There are many signs of growing anger and militancy in the working class. But there is no basis for social struggle in any of the existing organizations. The Democratic Party has moved ever further to the right and today functions openly and directly as a party of Wall Street, war and the CIA.

The AFL-CIO and the rest of the unions—corporatist organizations of a corrupt and reactionary bureaucracy—devote their efforts to suppressing working class opposition to layoffs, wage cuts, speedup, casualization of labor and attacks on health care and pensions. They block strikes wherever possible and sabotage them when they break out.

The AFL-CIO web site reflects the organization’s indifference and contempt for the working class. On the issue of wages, it notes, as part of a few perfunctory paragraphs, that “Ninety percent of Americans’ wages are lower today than they were in 1997.” Its plan of action to confront this astonishing and damning fact? A petition addressed to Congress!

Wage stagnation and the ever-greater concentration of wealth at the very top will not be halted by appeals to the bribed stooges of Wall Street in Congress or any of the other institutions of the corporate-financial oligarchy. Only the renewal of working class struggle on the basis of an anti-capitalist and socialist program will change the situation.

The long and highly uncharacteristic period in which the class struggle in America has seemed to disappear is rapidly coming to an end. Anger is rising as is a desire to fight back. Last year’s Verizon strike was one of the longest and largest in many years. This growth of militancy is accompanied by a broad political radicalization and rise of anti-capitalist sentiment, which found an initial expression in the mass support for the Bernie Sanders campaign in 2016, based on the misplaced belief that Sanders is really a socialist and opponent of the “billionaire class.”

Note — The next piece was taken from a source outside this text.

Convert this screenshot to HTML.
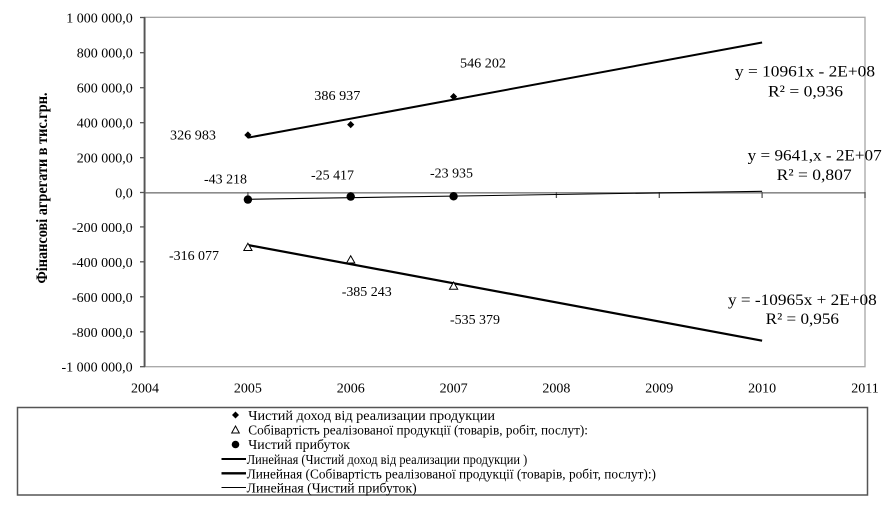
<!DOCTYPE html>
<html><head><meta charset="utf-8"><style>
html,body{margin:0;padding:0;background:#fff;}
svg{display:block;}
text{font-family:"Liberation Serif","DejaVu Serif",serif;fill:#000;}
</style></head><body>
<svg width="888" height="511" viewBox="0 0 888 511" xmlns="http://www.w3.org/2000/svg">
<!-- plot area border -->
<rect x="145" y="17.3" width="720" height="349.4" fill="none" stroke="#a6a6a6" stroke-width="1.3"/>
<!-- zero line -->
<line x1="145" y1="192.8" x2="865" y2="192.8" stroke="#8c8c8c" stroke-width="1.6"/>
<!-- left axis -->
<line x1="144.5" y1="17" x2="144.5" y2="367" stroke="#555" stroke-width="1.8"/>
<!-- y ticks -->
<g stroke="#555" stroke-width="1.3">
<line x1="140" y1="17.5" x2="145" y2="17.5"/>
<line x1="140" y1="52.7" x2="145" y2="52.7"/>
<line x1="140" y1="87.7" x2="145" y2="87.7"/>
<line x1="140" y1="122.7" x2="145" y2="122.7"/>
<line x1="140" y1="157.7" x2="145" y2="157.7"/>
<line x1="140" y1="192.5" x2="145" y2="192.5"/>
<line x1="140" y1="226.9" x2="145" y2="226.9"/>
<line x1="140" y1="261.8" x2="145" y2="261.8"/>
<line x1="140" y1="296.8" x2="145" y2="296.8"/>
<line x1="140" y1="331.8" x2="145" y2="331.8"/>
<line x1="140" y1="366.7" x2="145" y2="366.7"/>
</g>
<!-- x ticks -->
<g stroke="#555" stroke-width="1.3">
<line x1="247.9" y1="192" x2="247.9" y2="198"/>
<line x1="350.7" y1="192" x2="350.7" y2="198"/>
<line x1="453.6" y1="192" x2="453.6" y2="198"/>
<line x1="556.4" y1="192" x2="556.4" y2="198"/>
<line x1="659.3" y1="192" x2="659.3" y2="198"/>
<line x1="762.1" y1="192" x2="762.1" y2="198"/>
<line x1="865" y1="192" x2="865" y2="198"/>
</g>
<!-- y tick labels -->
<g font-size="14" text-anchor="end">
<text x="132.7" y="22.5">1 000 000,0</text>
<text x="132.7" y="57.7">800 000,0</text>
<text x="132.7" y="92.7">600 000,0</text>
<text x="132.7" y="127.7">400 000,0</text>
<text x="132.7" y="162.7">200 000,0</text>
<text x="132.7" y="197.3">0,0</text>
<text x="132.7" y="231.9">-200 000,0</text>
<text x="132.7" y="266.8">-400 000,0</text>
<text x="132.7" y="301.8">-600 000,0</text>
<text x="132.7" y="336.8">-800 000,0</text>
<text x="132.7" y="371.7">-1 000 000,0</text>
</g>
<!-- x tick labels -->
<g font-size="14" text-anchor="middle">
<text x="145" y="392.5">2004</text>
<text x="247.9" y="392.5">2005</text>
<text x="350.7" y="392.5">2006</text>
<text x="453.6" y="392.5">2007</text>
<text x="556.4" y="392.5">2008</text>
<text x="659.3" y="392.5">2009</text>
<text x="762.1" y="392.5">2010</text>
<text x="865" y="392.5">2011</text>
</g>
<!-- y axis title -->
<text transform="translate(47,188) rotate(-90)" font-size="16" font-weight="bold" text-anchor="middle" textLength="191" lengthAdjust="spacingAndGlyphs">Фінансові агрегати в тис.грн.</text>

<!-- trendlines -->
<line x1="247.9" y1="137.7" x2="762.1" y2="42.5" stroke="#000" stroke-width="2"/>
<line x1="247.9" y1="245" x2="762.1" y2="340.7" stroke="#000" stroke-width="2.2"/>
<line x1="247.9" y1="199.3" x2="762.1" y2="191.3" stroke="#000" stroke-width="1.1"/>

<!-- diamonds -->
<g fill="#000">
<path d="M247.9 131.4 L251.5 135 L247.9 138.6 L244.3 135 Z"/>
<path d="M350.7 121 L354.3 124.6 L350.7 128.2 L347.1 124.6 Z"/>
<path d="M453.6 93 L457.2 96.6 L453.6 100.2 L450 96.6 Z"/>
</g>
<!-- triangles -->
<g fill="#fff" stroke="#000" stroke-width="1">
<path d="M247.9 243.3 L252 250.5 L243.8 250.5 Z"/>
<path d="M350.7 255.8 L354.8 263 L346.6 263 Z"/>
<path d="M453.6 282 L457.7 289.2 L449.5 289.2 Z"/>
</g>
<!-- circles -->
<g fill="#000">
<circle cx="247.9" cy="199.6" r="4.2"/>
<circle cx="350.7" cy="196.6" r="4.2"/>
<circle cx="453.6" cy="196.3" r="4.2"/>
</g>

<!-- data labels -->
<g font-size="14">
<text x="170" y="139.5" textLength="46" lengthAdjust="spacingAndGlyphs">326 983</text>
<text x="314.3" y="100" textLength="46" lengthAdjust="spacingAndGlyphs">386 937</text>
<text x="460" y="67.5" textLength="46" lengthAdjust="spacingAndGlyphs">546 202</text>
<text x="204" y="183.3" textLength="43" lengthAdjust="spacingAndGlyphs">-43 218</text>
<text x="311" y="179.3" textLength="43" lengthAdjust="spacingAndGlyphs">-25 417</text>
<text x="430" y="177.3" textLength="43" lengthAdjust="spacingAndGlyphs">-23 935</text>
<text x="169" y="260" textLength="50" lengthAdjust="spacingAndGlyphs">-316 077</text>
<text x="341.7" y="296" textLength="50" lengthAdjust="spacingAndGlyphs">-385 243</text>
<text x="450" y="324" textLength="50" lengthAdjust="spacingAndGlyphs">-535 379</text>
</g>

<!-- equations -->
<g font-size="16">
<text x="735" y="76.7" textLength="140" lengthAdjust="spacingAndGlyphs">y = 10961x - 2E+08</text>
<text x="768" y="96.6" textLength="75" lengthAdjust="spacingAndGlyphs">R² = 0,936</text>
<text x="747.7" y="160.6" textLength="134" lengthAdjust="spacingAndGlyphs">y = 9641,x - 2E+07</text>
<text x="776.7" y="180.2" textLength="75" lengthAdjust="spacingAndGlyphs">R² = 0,807</text>
<text x="728" y="304.8" textLength="148.7" lengthAdjust="spacingAndGlyphs">y = -10965x + 2E+08</text>
<text x="765.7" y="324.2" textLength="73.3" lengthAdjust="spacingAndGlyphs">R² = 0,956</text>
</g>

<!-- legend -->
<rect x="17.5" y="407.5" width="850" height="87.5" fill="#fff" stroke="#555" stroke-width="1.5"/>
<path d="M235.5 411.5 L239 415 L235.5 418.5 L232 415 Z" fill="#000"/>
<path d="M235.5 426 L239.3 433 L231.7 433 Z" fill="#fff" stroke="#000" stroke-width="1"/>
<circle cx="235.5" cy="444.5" r="3.8" fill="#000"/>
<line x1="221.5" y1="459" x2="246" y2="459" stroke="#000" stroke-width="2"/>
<line x1="221.5" y1="473.3" x2="246" y2="473.3" stroke="#000" stroke-width="2.4"/>
<line x1="221.5" y1="487.5" x2="246" y2="487.5" stroke="#000" stroke-width="1"/>
<g font-size="13.5">
<text x="248.3" y="420" textLength="246.7" lengthAdjust="spacingAndGlyphs">Чистий доход  від реализации продукции</text>
<text x="248.3" y="434.3" textLength="339.7" lengthAdjust="spacingAndGlyphs">Собівартість реалізованої продукції (товарів, робіт, послут):</text>
<text x="248.3" y="449" textLength="101.7" lengthAdjust="spacingAndGlyphs">Чистий прибуток</text>
<text x="246.7" y="464" textLength="280.6" lengthAdjust="spacingAndGlyphs">Линейная (Чистий доход  від реализации продукции  )</text>
<text x="246.7" y="478.3" textLength="409.3" lengthAdjust="spacingAndGlyphs">Линейная (Собівартість реалізованої продукції (товарів, робіт, послут):)</text>
<text x="246.7" y="492.7" textLength="170" lengthAdjust="spacingAndGlyphs">Линейная (Чистий прибуток)</text>
</g>
</svg>
</body></html>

The brutal attacks on social conditions and democratic rights by Trump’s government of oligarchs will provoke growing resistance among workers and young people. This emerging movement must, however, find a new organizational form and be guided by a conscious political perspective. It must not allow itself to be channeled behind the Democratic Party or sabotaged by the unions.

The Socialist Equality Party is fighting for the development of the broadest possible movement, uniting all of the various struggles—in defense of health care, immigrants, jobs, wages and education, and against the growing threat of world war—in a single mass social and political movement directed against the entire political establishment and the capitalist system it defends.

We are calling for workers to establish committees of struggle in the factories, work locations and communities to develop this movement and link it to the struggles of workers around the world. Above all, we are calling on workers and youth who see the need for a struggle against capitalism to join and build the SEP as the new political leadership of the working class.